Main beneficiaries: users, the institution

Improves or enhances access

This is surely one of the main benefits of digitising any resource. If planned and executed correctly it can result in a string of related benefits for you and your organisation. Increased access through the web, reaching more users, and increasing not just the numbers but the diversity of your audience. But it’s not enough to just throw an existing image collection on the web in a gallery browser and let the power of the internet do the rest.

Collection managers should take the opportunity to rethink the potential of the resources, listen to user needs, and use technology to provide more imaginative ways to recast and enhance access to the content. There are possibilities for discovery metadata as well as cataloguing metadata, for navigational links that allow many entry points to a collection instead of a traditional hierarchical catalogue, and plug-in tools that can deliver popular and attractive ways to serve the content to users.

One of the most prominent of these is the page-turner and zoom tool device, so common with online books. These things are not merely gimmicks to be used for their own sake, but can offer your users more direct engagement with your collections. And we haven’t even mentioned crowd-sourcing yet…

Main beneficiaries: users, researchers

Saves space

This scenario is a bit of an outlier, and it’s primarily more of a records management/organisational change story (although other information management professionals may consider it too). The common motivator here is that the office is running out of space and that it would be convenient to scan all the current papers into digital form, and start “working digitally”. Managers who have this bright idea can immediately see a cost saving in terms of storage space, with visions of now-empty filing cabinets being removed from costly office space.

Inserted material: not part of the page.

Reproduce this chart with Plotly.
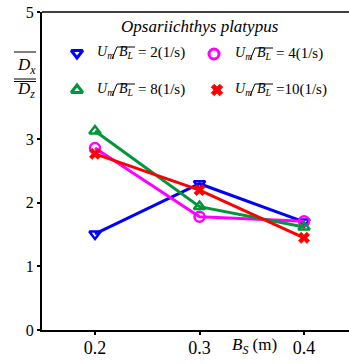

True, space saving can be a massive benefit – but people still have to find the materials. A project like this has to be managed very carefully and with a lot of preparation, especially giving due attention to metadata, which doesn’t automatically appear from nowhere when you take folders out of an organised filing system. And scanning is not cost-neutral either. Even so, if you can do this right, you’ll be contributing a genuine improvement to current working practice, and you will save money and space.

Main beneficiaries: staff, organisation, managers

A step towards digital preservation

The gain here is that the digitisation process can seriously lengthen the life of your valuable resources. Through digitisation, you could begin the process of long-term digital preservation. The scenario would be that you continue to keep the original analogue materials, but also keep the digitised version you have created; after all, it has cost you a lot of money to create it (staff time, server space), and its ongoing value to the organisation is already being demonstrated.

Treat the digitised resource with as much care and respect as you would your archival originals, and you’re on the road to digital preservation. As part of the project planning you would want to factor in the long-term preservation goal, before you even lift the lid of the scanner.

Main beneficiaries: archivist, institution

These are just five of the many benefits that a well-managed digitisation project can bring. Other topics would include income generation, pro-active user engagement, and attracting new customers to your offering. Understanding benefits (along with the costs of risks) is a positive way of understanding the digitisation task and delivering the project successfully.